Re: Pre Proto Germanic
Posted: Tue Aug 03, 2021 2:35 pm
by alice
Effectively, you're asking "How far back can we reconstruct Germanic with confidence?" I'm pretty sure the answer is "Not much further than about 0AD", but I'll leave it to others to be more precise.
Re: Pre Proto Germanic
Posted: Tue Aug 03, 2021 3:11 pm
by WeepingElf
Germanic underwent some idiosyncratic developments setting it off from other IE branches, the most salient and most famous of course being the Germanic Sound Shift ("Grimm's Law"). It seems as if what was eventually to become Germanic was isolated from closely related dialects (Balto-Slavic) for many centuries. In my "Northern vs. Southern IE" model (according to which all modern IE languages descend from "Northern IE", essentially to be associate with the Corded Ware culture, while Anatolian and the lost language of the Bell Beaker culture descend from "Southern IE"), the language ancestral to Germanic was brought to southern Scandinavia by the Corded Ware people early in the 3rd millennium BC, and cut off the Northern IE dialect continuum when the Bell Beaker people, who spoke Southern IE, pushed back their Corded Ware cousins from the Rhine back to the Oder a few centuries later.

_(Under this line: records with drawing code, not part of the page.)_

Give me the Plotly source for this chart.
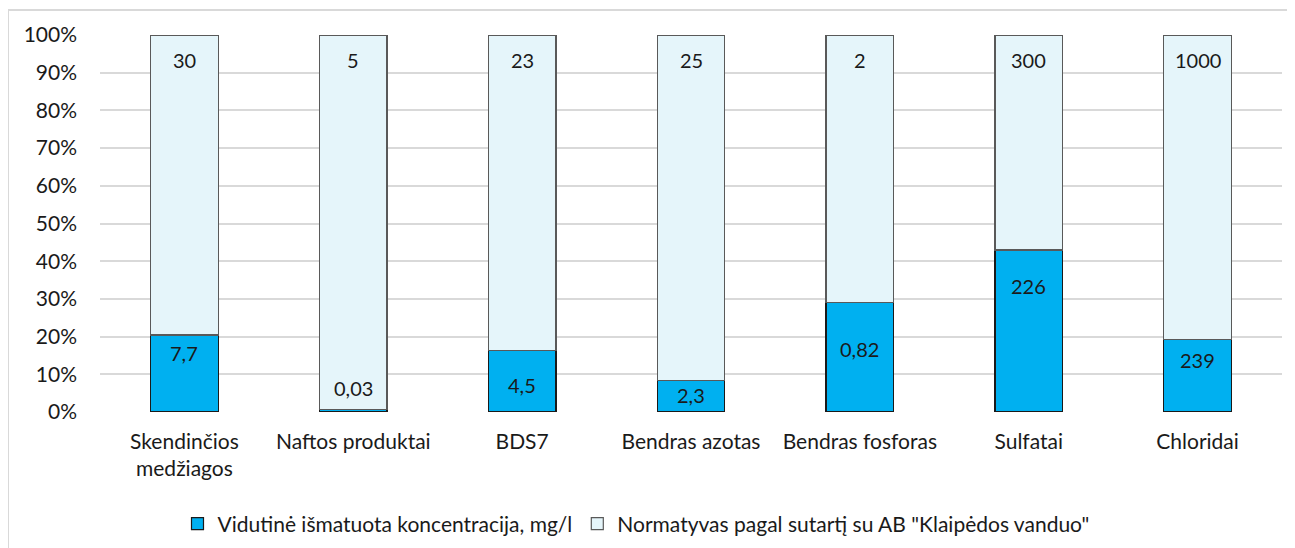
import plotly.graph_objects as go

categories = ["Skendinčios<br>medžiagos", "Naftos produktai", "BDS7", "Bendras azotas",
              "Bendras fosforas", "Sulfatai", "Chloridai"]
measured = [7.7, 0.03, 4.5, 2.3, 0.82, 226, 239]
norm = [30, 5, 23, 25, 2, 300, 1000]
measured_labels = ["7,7", "0,03", "4,5", "2,3", "0,82", "226", "239"]
norm_labels = ["30", "5", "23", "25", "2", "300", "1000"]
# pixel offsets of measured labels from top of the measured segment (negative = below)
measured_label_shift = [-18, 22, -35, -15, -47, -36, -21]

FONT = "Lato"
TXT = "#1a1a1a"

fig = go.Figure()
fig.add_trace(go.Bar(x=categories, y=measured, name="Vidutinė išmatuota koncentracija, mg/l",
                     marker=dict(color="#00B0F0", line=dict(color="#1a1a1a", width=1.2))))
fig.add_trace(go.Bar(x=categories, y=norm, name='Normatyvas pagal sutartį su AB "Klaipėdos vanduo"',
                     marker=dict(color="#E5F5FA", line=dict(color="#595959", width=1.2))))

annotations = []
for c, m, n, ml, nl, sh in zip(categories, measured, norm, measured_labels, norm_labels, measured_label_shift):
    pct = m / (m + n) * 100
    annotations.append(dict(x=c, y=pct, text=ml, showarrow=False, yanchor="middle", yshift=sh,
                            font=dict(size=20, color=TXT, family=FONT)))
    annotations.append(dict(x=c, y=100, text=nl, showarrow=False, yanchor="middle", yshift=-25,
                            font=dict(size=20, color=TXT, family=FONT)))

L, T, PW, PH = 92, 27, 1182, 377
fig.update_layout(
    barmode="stack", barnorm="percent", bargap=0.6,
    width=1295, height=548,
    margin=dict(l=L, r=1295 - L - PW, t=T, b=548 - T - PH),
    paper_bgcolor="white", plot_bgcolor="white",
    font=dict(family=FONT, size=21, color=TXT),
    showlegend=True,
    legend=dict(orientation="h", x=(628 - L) / PW, xanchor="center",
                y=(T + PH - 516) / PH, yanchor="middle",
                font=dict(size=21, color=TXT, family=FONT), traceorder="normal",
                itemwidth=30),
    annotations=annotations,
    yaxis=dict(range=[0, 100], dtick=10, ticksuffix="%", showgrid=True, gridcolor="#d9d9d9",
               gridwidth=1.5, zeroline=False, showline=False, ticks="", ticklen=0,
               automargin=False, ticklabelstandoff=22,
               tickfont=dict(size=21, color=TXT, family=FONT)),
    xaxis=dict(showline=False, ticks="", automargin=False, ticklabelstandoff=15,
               tickfont=dict(size=21, color=TXT, family=FONT)),
    shapes=[dict(type="rect", xref="paper", yref="paper",
                 x0=(0 - L) / PW, x1=(1300 - L) / PW,
                 y0=(T + PH - 560) / PH, y1=(T + PH - 2) / PH,
                 line=dict(color="#d9d9d9", width=2), fillcolor="rgba(0,0,0,0)", layer="below")],
)

fig.write_html("out.html")
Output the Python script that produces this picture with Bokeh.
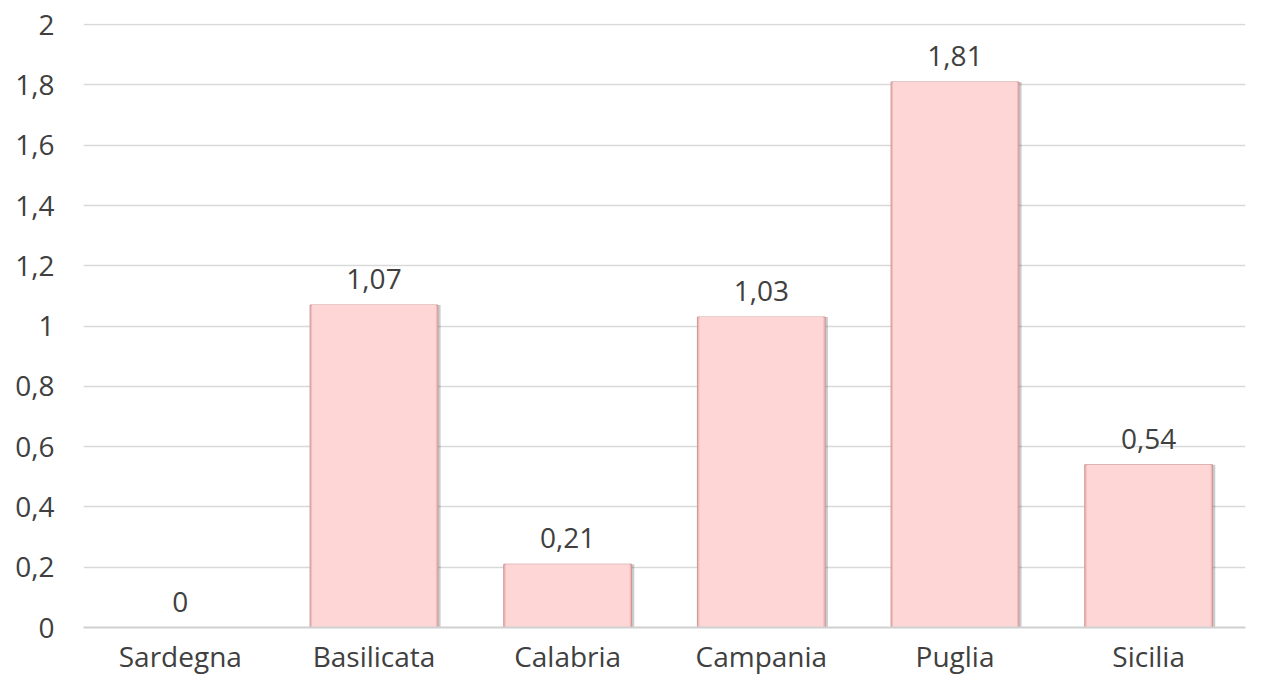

This gave Germanic about 1,000 years to develop in isolation from the rest of Northern IE, until it expanded southward after 1500 BC (Nordic Bronze Age) and eventually met Proto-Celtic in central Germany in the course of the Urnfield expansion around 1300 BC when Italic (south of the Alps) and Celtic (north of the Alps), originating in the Pannonian Basin, clobbered the Southern IE languages descended from the language of the Bell Beaker culture. As for the dating of the Germanic Sound Shift, it probably was only completed in the Iron Age as the oldest Celtic loanwords in Germanic were affected by it, but it may have been prepared by aspirating the *T set and devoicing the *D set (like the Armenian Sound Shift, which is of course an entirely independent development, there never was a "Germano-Armenian" node) during the centuries of isolation of Germanic. Verner's Law may have happened between the two phases of the Germanic Sound Shift, i.e. it turned aspirated stops into breathy-voiced ones. All that, though, is just speculation; for instance, nobody knows if any "Southern IE" languages besides Anatolian ever existed!